College sophomore Gabrielle Jackson was drawn to these opportunities when she applied to the program the summer before her freshman year. Jackson explained that she was convinced to apply after hearing about it from someone she met at the Quaker Days Multicultural Scholars Program.

One of Jackson’s favorite residential program events was an ice breaker where students raised their hands in response to a series of questions about their backgrounds and past social interactions — questions like who was the first in their family to go to college, who spoke a language other than English at home and who considered their backgrounds privileged.

“You still feel like you know them on a deeper level,” Jackson said, adding that even if she later forgot an individual’s name or hometown, she often remembered how people answered the questions.

Jackson also credits the residential program with introducing her to her freshman year roommates, who are now among her closest friends.

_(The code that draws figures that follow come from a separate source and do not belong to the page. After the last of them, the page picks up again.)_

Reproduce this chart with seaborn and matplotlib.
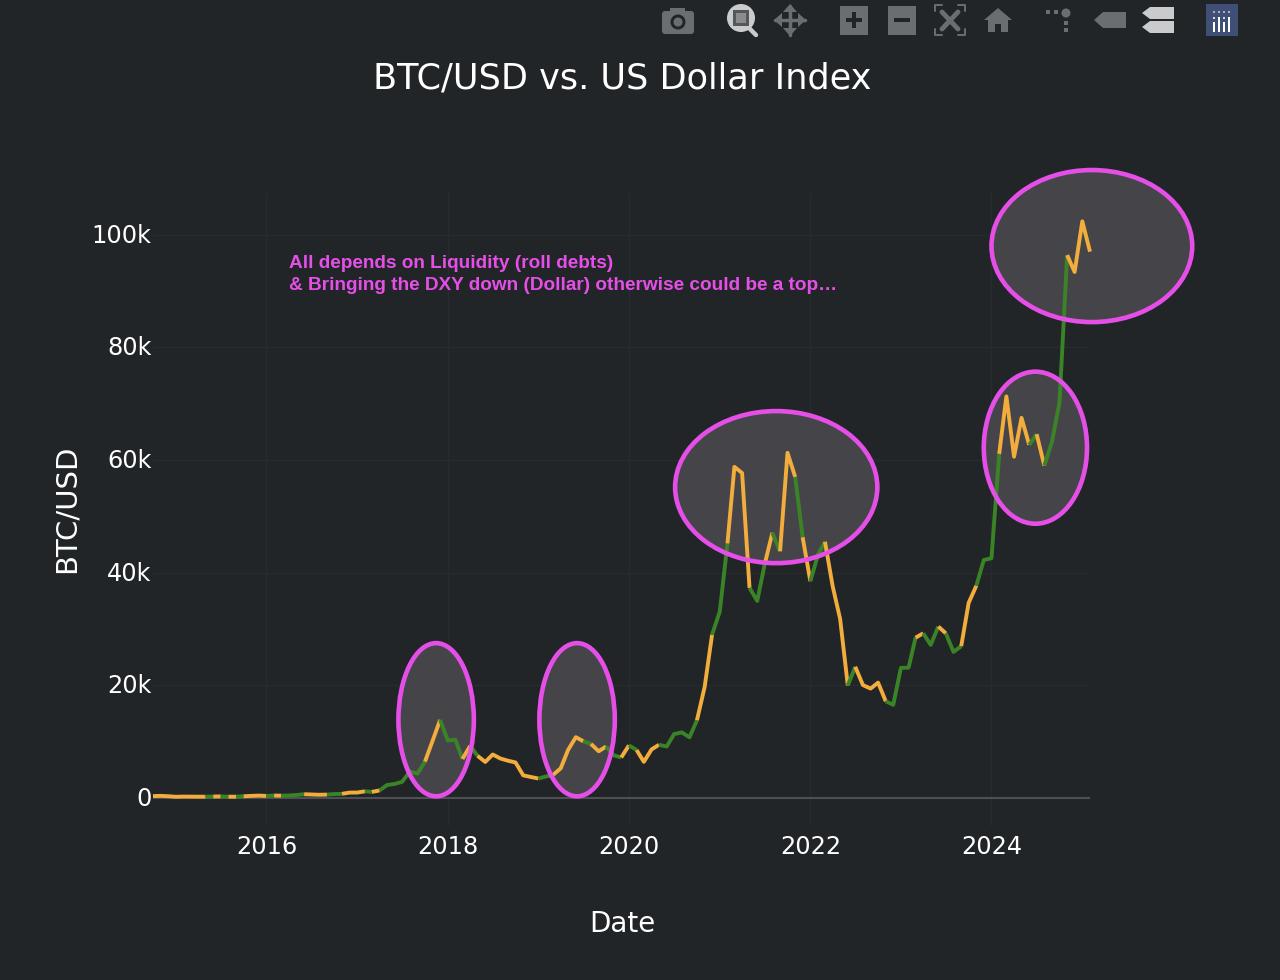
import numpy as np
import pandas as pd
import seaborn as sns
import matplotlib
matplotlib.use("Agg")
import matplotlib.pyplot as plt
import matplotlib.dates as mdates
from matplotlib.patches import Ellipse, Rectangle, Polygon, Circle, FancyBboxPatch
from matplotlib.ticker import FuncFormatter
from matplotlib.transforms import ScaledTranslation

# ---------- data ----------
dates = pd.date_range("2014-10-01", "2025-02-01", freq="MS")
btc = [338, 378, 320, 217, 254, 244, 236, 230, 263, 284, 230, 236, 314, 377, 430,
       369, 437, 416, 448, 531, 673, 624, 575, 608, 700, 742, 963,
       970, 1190, 1080, 1348, 2300, 2500, 2875, 4700, 4340, 6470, 10200, 13860,
       10220, 10330, 6930, 9240, 7490, 6400, 7730, 7010, 6620, 6310, 4020, 3740,
       3460, 3820, 4100, 5270, 8560, 10800, 10080, 9600, 8300, 9150, 7570, 7200,
       9350, 8520, 6420, 8620, 9450, 9140, 11350, 11650, 10780, 13800, 19700, 29000,
       33100, 45200, 58800, 57700, 37300, 35000, 41500, 47100, 43800, 61300, 57000, 46300,
       38500, 43200, 45500, 37600, 31800, 19980, 23300, 20050, 19430, 20490, 17170, 16550,
       23100, 23150, 28470, 29250, 27200, 30450, 29230, 25940, 26960, 34650, 37700, 42260,
       42580, 61100, 71300, 60600, 67500, 62700, 64600, 59000, 63300, 70200, 96400, 93400,
       102400, 97000]
# segment runs: (direction label, number of monthly segments)
run_labels = ["o", "g"] * 27 + ["o"]
run_lengths = [7, 1, 1, 1, 1, 1, 3, 1, 1, 3, 3, 2, 3, 1, 1, 6, 2, 3, 1, 1, 8, 2, 4, 1, 2, 2, 1, 1, 3, 5,
               2, 2, 3, 2, 1, 1, 2, 1, 1, 2, 3, 1, 4, 4, 1, 2, 1, 2, 2, 3, 4, 1, 1, 3, 3]
ellipse_x0 = ["2017-06-16", "2019-01-05", "2020-07-05", "2023-12-01", "2024-01-01"]
ellipse_x1 = ["2018-04-16", "2019-11-05", "2022-09-28", "2025-01-20", "2026-03-20"]
ellipse_y0 = [300, 300, 41700, 48700, 84500]
ellipse_y1 = [27500, 27500, 68700, 75700, 111500]
note_lines = ["All depends on Liquidity (roll debts)",
              "& Bringing the DXY down (Dollar) otherwise could be a top…"]
year_ticks = [2016, 2018, 2020, 2022, 2024]
value_ticks = [0, 20000, 40000, 60000, 80000, 100000]

BG = "#212528"
ORANGE = "#f2ad3d"
GREEN = "#3a8427"
MAGENTA = "#e54fe8"
W, H = 1280, 980

sns.set_theme(style="dark")
plt.rcParams["font.family"] = ["DejaVu Sans"]

fig = plt.figure(figsize=(W / 100, H / 100), dpi=100, facecolor=BG)
ax = fig.add_axes([153 / W, 1 - 826 / H, (1090 - 153) / W, (826 - 192) / H], facecolor=BG)

df = pd.DataFrame({"date": dates[:len(btc)], "btc": btc})
pos = 0
palette = {"o": ORANGE, "g": GREEN}
for label, n in zip(run_labels, run_lengths):
    part = df.iloc[pos:pos + n + 1]
    sns.lineplot(data=part, x="date", y="btc", color=palette[label], linewidth=2.8, ax=ax,
                 estimator=None, sort=False, solid_joinstyle="round", solid_capstyle="butt",
                 zorder=3, legend=False, clip_on=False)
    pos += n

ax.set_xlim(dates[0], dates[-1])
ax.set_ylim(-4970, 107600)
ax.set_xticks([pd.Timestamp(f"{y}-01-01") for y in year_ticks])
ax.xaxis.set_major_formatter(mdates.DateFormatter("%Y"))
ax.set_yticks(value_ticks)
ax.yaxis.set_major_formatter(FuncFormatter(lambda v, _: "0" if v == 0 else f"{int(v / 1000)}k"))
ax.grid(True, color="#272b2e", linewidth=1)
ax.axhline(0, color="#4e5154", linewidth=1.5, zorder=2)
ax.set_axisbelow(True)
for s in ax.spines.values():
    s.set_visible(False)
ax.tick_params(axis="both", length=0, colors="white", labelsize=17.3, pad=0)
ax.tick_params(axis="x", pad=6.5)
ax.tick_params(axis="y", pad=1)
shift = ScaledTranslation(0, 1.5 / 100, fig.dpi_scale_trans)
for t in ax.get_yticklabels():
    t.set_transform(t.get_transform() + shift)
ax.set_xlabel("")
ax.set_ylabel("")

for x0, x1, y0, y1 in zip(ellipse_x0, ellipse_x1, ellipse_y0, ellipse_y1):
    a, b = mdates.date2num(pd.Timestamp(x0)), mdates.date2num(pd.Timestamp(x1))
    ax.add_patch(Ellipse(((a + b) / 2, (y0 + y1) / 2), b - a, y1 - y0, facecolor="#454549",
                         edgecolor="none", clip_on=False, zorder=2.5))
    ax.add_patch(Ellipse(((a + b) / 2, (y0 + y1) / 2), b - a, y1 - y0, facecolor="none",
                         edgecolor=MAGENTA, linewidth=3.3, clip_on=False, zorder=4))

# ---------- page level text, in pixels ----------
ov = fig.add_axes([0, 0, 1, 1], facecolor="none")
ov.set_xlim(0, W)
ov.set_ylim(H, 0)
ov.axis("off")
ov.text(622, 78, "BTC/USD vs. US Dollar Index", color="white", fontsize=25.3, ha="center", va="center")
ov.text(622, 924, "Date", color="white", fontsize=20, ha="center", va="center")
ov.text(67, 508.5, "BTC/USD", color="white", fontsize=21, ha="center", va="center", rotation=90)
for txt, yy in zip(note_lines, [263, 285]):
    ov.text(289, yy, txt, color=MAGENTA, fontsize=13.7, fontweight="bold", family="Liberation Sans",
            ha="left", va="center")

# ---------- mode bar ----------
G = "#6b6e70"
L = "#c9cbcc"
def poly(pts, c=G):
    ov.add_patch(Polygon(pts, closed=True, facecolor=c, edgecolor="none"))
def rect(x, y, w, h, c=G):
    ov.add_patch(Rectangle((x, y), w, h, facecolor=c, edgecolor="none"))

# camera
ov.add_patch(FancyBboxPatch((662, 11), 32, 23, boxstyle="round,pad=0,rounding_size=3", fc=G, ec="none"))
rect(670, 8, 15, 4)
ov.add_patch(Circle((678, 22), 7.5, fc=BG, ec="none"))
ov.add_patch(Circle((678, 22), 4.5, fc=G, ec="none"))
# zoom (active)
ov.plot([749, 756], [28, 35], color=L, lw=3.2, solid_capstyle="round")
ov.add_patch(Circle((741, 18), 14, fc=L, ec="none"))
rect(733, 10, 16, 16, "#55585a")
rect(736, 13, 10, 10, "#8a8c8e")
# pan
ov.plot([775, 805], [20, 20], color=G, lw=2.5)
ov.plot([790, 790], [6, 35], color=G, lw=2.5)
poly([(774, 20), (782, 13), (782, 27)])
poly([(806, 20), (798, 13), (798, 27)])
poly([(790, 4), (783, 12), (797, 12)])
poly([(790, 36), (783, 28), (797, 28)])
# zoom in / zoom out
rect(840, 6, 28, 29)
rect(846, 18.5, 16, 4, BG)
rect(852, 12.5, 4, 16, BG)
rect(888, 6, 28, 29)
rect(894, 18.5, 16, 4, BG)
# autoscale
for (a, b, c, d) in [(935, 5, 1, 1), (965, 5, -1, 1), (935, 35, 1, -1), (965, 35, -1, -1)]:
    ov.plot([a + 7 * c, a, a], [b, b, b + 6 * d], color=G, lw=1.4)
ov.plot([942, 958], [12, 29], color=G, lw=3.5)
ov.plot([958, 942], [12, 29], color=G, lw=3.5)
# home
poly([(984, 20), (998, 8), (1012, 20), (1008, 20), (1008, 32), (1001, 32), (1001, 24),
      (995, 24), (995, 32), (988, 32), (988, 20)])
# spikes
ov.add_patch(Circle((1066, 13), 4.5, fc=G, ec="none"))
rect(1046, 10, 4, 4)
rect(1054, 10, 4, 4)
for yy in (21, 28):
    rect(1064, yy, 4, 4)
# hover tags
poly([(1094, 20), (1103, 12), (1126, 12), (1126, 28), (1103, 28)])
poly([(1142, 13), (1150, 7), (1174, 7), (1174, 19), (1150, 19)], L)
poly([(1142, 27), (1150, 21), (1174, 21), (1174, 33), (1150, 33)], L)
# plotly logo
rect(1206, 4, 32, 32, "#3f4f75")
for xx in (1213, 1218, 1223, 1228):
    ov.add_patch(Circle((xx + 1, 12), 1, fc="#c7cbd6", ec="none"))
for xx, top in zip((1213, 1218, 1223, 1228), (22, 17, 22, 17)):
    rect(xx, top, 2, 32 - top, "white")
ov.add_patch(Circle((1214, 18), 1, fc="white", ec="none"))
ov.add_patch(Circle((1224, 18), 1, fc="white", ec="none"))

fig.savefig("out.png", dpi=100, facecolor=BG)
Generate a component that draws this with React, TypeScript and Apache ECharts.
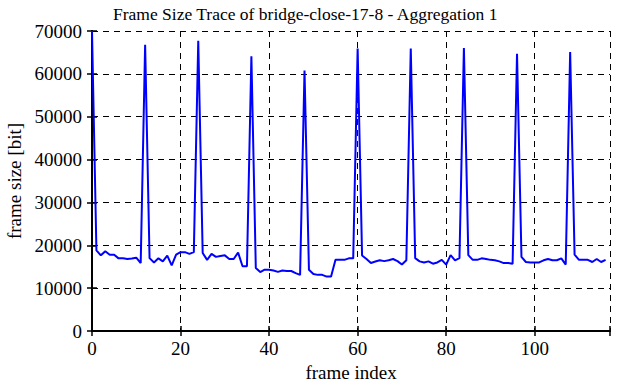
import React, { useEffect, useRef } from "react";
import * as echarts from "echarts";

const frameSizes: number[] = [
  70000, 18800, 17650, 18600, 17800, 17800, 16950, 16950, 16800, 16900,
  17100, 15850, 66800, 17000, 16000, 16950, 16250, 17600, 15300, 17800,
  18400, 18400, 18000, 18400, 67700, 18200, 16600, 18000, 17300, 17500,
  17650, 16800, 16800, 18300, 15100, 15100, 64100, 14700, 13750, 14300,
  14300, 14100, 13800, 14100, 14000, 14000, 13500, 13100, 60800, 14300,
  13300, 13100, 13100, 12700, 12700, 16600, 16600, 16600, 16950, 16950,
  65900, 17600, 16800, 15850, 16200, 16500, 16300, 16500, 16800, 16300,
  15500, 16500, 65900, 17000, 16250, 16000, 16250, 15700, 16000, 16600,
  15500, 17700, 16500, 17000, 66000, 17700, 16600, 16600, 16950, 16800,
  16600, 16500, 16250, 15850, 15850, 15700, 64700, 17300, 16100, 16000,
  16000, 16000, 16500, 16800, 16500, 16500, 16950, 15500, 65100, 17800,
  16600, 16600, 16600, 16100, 16800, 16100, 16600,
];
const frameIndex: number[] = frameSizes.map((_, i) => i);

const titleText = "Frame Size Trace of bridge-close-17-8 - Aggregation 1";
const xName = "frame index";
const yName = "frame size [bit]";

export default function App() {
  const ref = useRef<HTMLDivElement>(null);
  useEffect(() => {
    if (!ref.current) return;
    const chart = echarts.init(ref.current, null, { renderer: "svg" });
    const font = "Liberation Serif";
    const gridLine = { show: true, lineStyle: { color: "#000", type: [6, 5] as any, width: 1 } };
    chart.setOption({
      animation: false,
      backgroundColor: "#fff",
      textStyle: { fontFamily: font },
      title: {
        text: titleText,
        left: 108,
        top: 0,
        textStyle: { fontFamily: font, fontSize: 17.5, fontWeight: "normal", color: "#000" },
      },
      grid: {
        left: 92,
        right: 12,
        top: 31,
        bottom: 51,
        show: false,
        containLabel: false,
        outerBoundsMode: "none",
      },
      xAxis: [
        {
          type: "value",
          min: 0,
          max: 117,
          interval: 20,
          name: xName,
          nameLocation: "middle",
          nameGap: 32,
          nameTextStyle: { fontFamily: font, fontSize: 19, color: "#000" },
          axisLine: { show: true, onZero: false, lineStyle: { color: "#000", width: 2 } },
          axisTick: { show: true, inside: true, length: 5, lineStyle: { color: "#000", width: 1.5 } },
          axisLabel: {
            fontFamily: font,
            fontSize: 19,
            color: "#000",
            margin: 8,
            formatter: (v: number) => (v % 20 === 0 ? String(v) : ""),
          },
          splitLine: gridLine,
        },
        {
          type: "value",
          position: "top",
          min: 0,
          max: 117,
          interval: 20,
          axisLine: { show: true, lineStyle: { color: "#000", width: 2 } },
          axisTick: { show: true, inside: true, length: 5, lineStyle: { color: "#000", width: 1.5 } },
          axisLabel: { show: false },
          splitLine: { show: false },
        },
      ],
      yAxis: [
        {
          type: "value",
          min: 0,
          max: 70000,
          interval: 10000,
          name: yName,
          nameLocation: "middle",
          nameGap: 66,
          nameTextStyle: { fontFamily: font, fontSize: 19, color: "#000" },
          axisLine: { show: true, onZero: false, lineStyle: { color: "#000", width: 2 } },
          axisTick: { show: true, inside: true, length: 5, lineStyle: { color: "#000", width: 1.5 } },
          axisLabel: {
            fontFamily: font,
            fontSize: 19,
            color: "#000",
            margin: 10,
            formatter: (v: number) => String(v),
          },
          splitLine: gridLine,
        },
        {
          type: "value",
          position: "right",
          min: 0,
          max: 70000,
          interval: 10000,
          axisLine: { show: true, lineStyle: { color: "#000", width: 2 } },
          axisTick: { show: true, inside: true, length: 5, lineStyle: { color: "#000", width: 1.5 } },
          axisLabel: { show: false },
          splitLine: { show: false },
        },
      ],
      series: [
        {
          type: "line",
          xAxisIndex: 0,
          yAxisIndex: 0,
          data: frameIndex.map((i) => [i, frameSizes[i]]),
          showSymbol: false,
          symbol: "none",
          lineStyle: { color: "#0000ff", width: 2 },
        },
      ],
    });
    return () => chart.dispose();
  }, []);
  return (
    <div
      ref={ref}
      style={{ position: "fixed", left: 0, top: 0, width: 622, height: 382 }}
    />
  );
}
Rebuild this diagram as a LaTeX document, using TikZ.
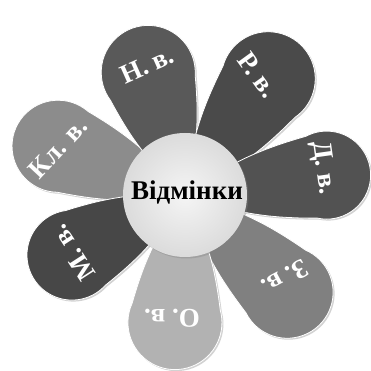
\documentclass[tikz,border=0pt]{standalone}
\usepackage{fontspec}
\setmainfont{Liberation Serif}
\usetikzlibrary{shadows}
\definecolor{pN}{gray}{0.35}
\definecolor{pR}{gray}{0.29}
\definecolor{pD}{gray}{0.32}
\definecolor{pZ}{gray}{0.50}
\definecolor{pO}{gray}{0.70}
\definecolor{pM}{gray}{0.28}
\definecolor{pK}{gray}{0.55}
\newcommand\flowerpetal[4]{%
  \begin{scope}[shift={(185,176)}, rotate=#1]
    \fill[#4, draw=white, line width=0.8pt,
      drop shadow={shadow xshift=1.5pt, shadow yshift=-1.5pt, opacity=.35}]
      (0,0) to[bend right=10] ({#2-0.342*#3},{-0.940*#3})
      arc[start angle=-110, end angle=110, radius=#3]
      to[bend right=10] cycle;
  \end{scope}}
\tikzset{lbl/.style={text=white, font=\fontsize{27}{27}\selectfont\bfseries, inner sep=0pt}}
\begin{document}
\begin{tikzpicture}[x=1pt,y=1pt]
\useasboundingbox (0,0) rectangle (371,371);
\fill[white] (0,0) rectangle (371,371);
\flowerpetal{159}{136}{46}{pK}
\flowerpetal{106.7}{128}{47}{pN}
\flowerpetal{54.4}{143}{47}{pR}
\flowerpetal{8}{143}{44}{pD}
\flowerpetal{-43.6}{141}{46}{pZ}
\flowerpetal{208}{128}{45}{pM}
\flowerpetal{-94.5}{128}{47}{pO}
\node[circle, minimum size=124pt, inner sep=0pt, shading=radial,
  inner color=gray!8, outer color=gray!28,
  drop shadow={shadow xshift=1.5pt, shadow yshift=-1.5pt, opacity=.35}] (c) at (185,176) {};
\node[font=\fontsize{27}{27}\selectfont\bfseries, inner sep=0pt] (t) at (187,179) {Відмінки};
\node[lbl, rotate=24] (n) at (147,306) {Н. в.};
\node[lbl, rotate=-54] (r) at (258,296) {Р. в.};
\node[lbl, rotate=-82] (d) at (323,203) {Д. в.};
\node[lbl, rotate=208] (z) at (285,93) {З. в.};
\node[lbl, rotate=180] (o) at (172,53) {О. в.};
\node[lbl, rotate=123] (m) at (73,118) {М. в.};
\node[lbl, rotate=47] (k) at (58,223) {Кл. в.};
\end{tikzpicture}
\end{document}
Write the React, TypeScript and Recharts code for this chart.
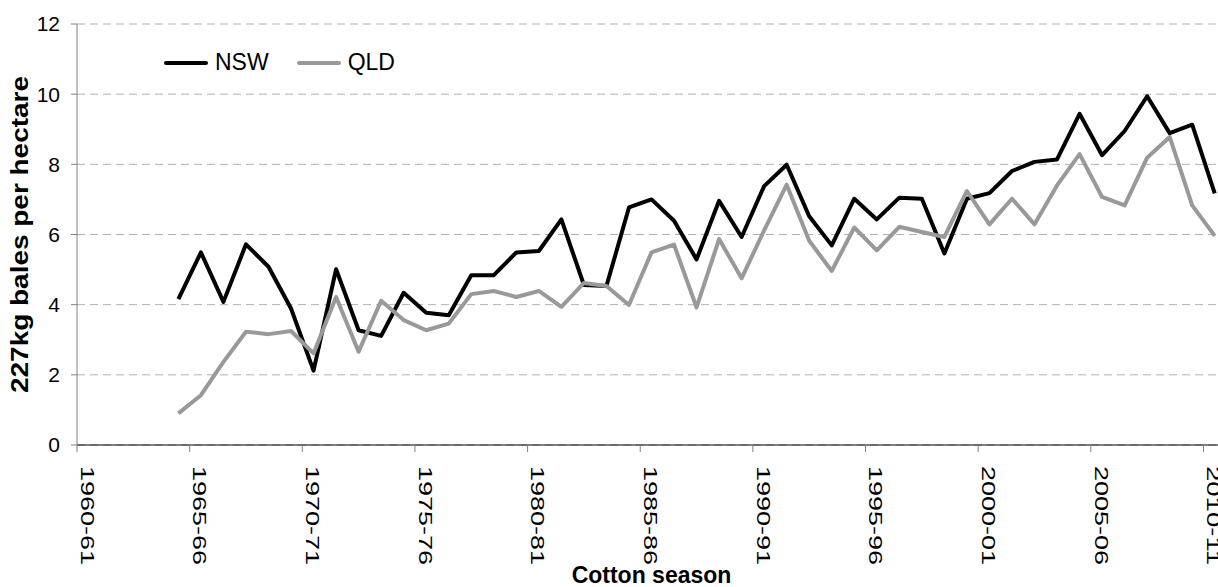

“We all chose the program for pretty much the same reason,” she said, citing their mutual interests in social policy.

Women in Leadership:

Penn’s Women in Leadership in Ware College House is driven by a desire to understand the careers and accomplishments of Penn’s many successful women alumnae. Taking on a two-fold approach, it explores both the changing gender dynamics in professional environments and how real-world women used those dynamics to build their careers.

“What was their major in college and did they use their major to get there? What are the challenges specific to being a woman leader in today's world?” the Penn College Houses & Academic Services website asks.

The program’s year-long speaker series, which brings in many female Penn graduates from across the University, forms a major component of its programming. Students get the chance to hear speakers’ experiences in the workplace and how they forged their own paths as women in their respective fields.

The speaker series also provides useful networking and mentoring opportunities for students.

According to College Houses & Academic Services, Women in Leadership has 18 program members who are based in Ware.

Cultural Politics and Political Production:

Based in DuBois College House, this program emphasizes black culture and media in the context of political and historical contexts. Self-identity and community are both prevalent themes in the program’s exploration.

“Through encounters with film, theatre, spoken word, music, and museum exhibits, students will develop critical intellectual understanding of these personal and political expressions, and of their implications,” College Houses & Academic Services says of the program.

Cultural Politics and Political Production’s 33 members also collaborate with the Greenfield Intercultural Center to study the experiences of black Americans, Native Americans and other underrepresented people around the world.